Here’s what’s important to know about LH: He’s smart. Bright. He can master Bible Drills like nobody’s business – better than just about anybody in his class. He masters karate like nobody’s business. This same boy will come home with a paper that has 100% incorrect. He loses focus in school, gets bored with worksheets, and gets distracted easily in large group settings. He and I will sit down on the couch, and I’ll reexplain how to do it, or explain an easier way than what’s taught, he understands, redoes the homework and gets them all right. The problem is how to do that in school. He is capable of understanding if he can ask questions and the “whys and hows” can permeate his brain before you go onto a new subject. He meets all but two of the “20 things to remember if you love a person with ADD.” We’ve looked at natural remedies, but to be honest, I’m afraid to have him tested because that means drugs (as worded so eloquently on this site – just drug them so they’ll behave) or different treatment at school. The hubs and I have both said “no drugs.” That’s important to us.

See, we like who LH is He’s funny. Oh my gosh, so funny. He’s endearing, and he cares for others (I have often wondered if church leadership isn’t in his future down the road) and he is passionate. I don’t want to change any of that. I don’t want to change his personality, I just need a better learning environment for school that empowers him to WANT to learn.

We’re thinking about private school. Homeschooling one and public schooling the other. Moving to a different school system. Private school for one and public school for the other. The biggest question? What if we make the wrong decision? What if something happens to him at a different school? What is he’s molested or bullied because he’s new and different? What if she’s attacked or bullied because her brother is pulled out of school and there’s no one there to protect her?  What if she has to go to school every day and explain where her brother went and it hurts her own progress and self confidence? I don’t just worry about him. I worry about both of them.

As a mama, I’m at a loss. I have prayed for a good answer, and I honestly feel like the teacher he has is wonderful. In fact, I prayed before the school year even started that they would have the right teacher for them, even if it meant they weren’t in the same class. I KNOW his teacher is wonderful for him. But is the school right? Is the curriculum right? And will she feel like she failed if we pulled him out of her class?

Let’s pretend they aren’t twins for a minute. Let’s say you just have two children. You want to encourage each child to be their best. In our case, LM’s love language is words of affirmation, followed by quality time.

That’s tough.

Tough to praise one child which is HER love language, knowing that it will discourage the other should they overhear. Tough to ask LH to be proud of her as well, knowing it makes him feel even less like he can’t make that impossible high jump from his position on the ground. Tough to ask her to sacrifice attention each night (her second love language) while we spend time just getting LH to understand the concepts that were taught that day.  Tough to get inside his head every single night to understand how he sees it so you can unexplain it.
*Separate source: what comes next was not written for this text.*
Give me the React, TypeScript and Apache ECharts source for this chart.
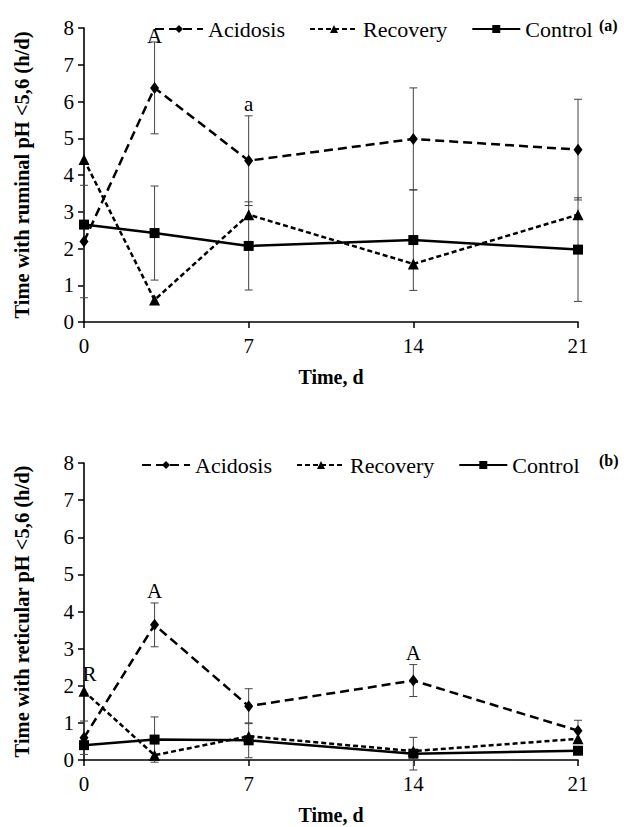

It’s like pulling a Rubik’s Cube out of a box every night that someone else has already jumbled up. You’re left trying to discover the patterns and put everything back in place, knowing full well that tomorrow? You’re getting another jumbled Rubik’s at 3:30.

I know what you’re thinking. “Suck it up, all kids are different.  If you have more than one kid, they’re going to be different. That’s just parenting.” 

Is it?

The question is what can I do for him to give him to instill a love of learning? What can I do that is best for HIM? What can I do to ensure HE gets to go on to the career of his choosing, not one that is chosen for him once he’s pidgeonholed. He doesn’t need to be held back so he can learn the grade again – it’s not going to rewire his brain to better grasp the concepts.

What can I do for BOTH of them to give them BOTH what they need – give her the social community she needs, the words of affirmation and quality time she needs, and give him the support he needs to become a better student, even if that means they aren’t together in the same school?

That’s parenting. 

I let you know when I figure it out.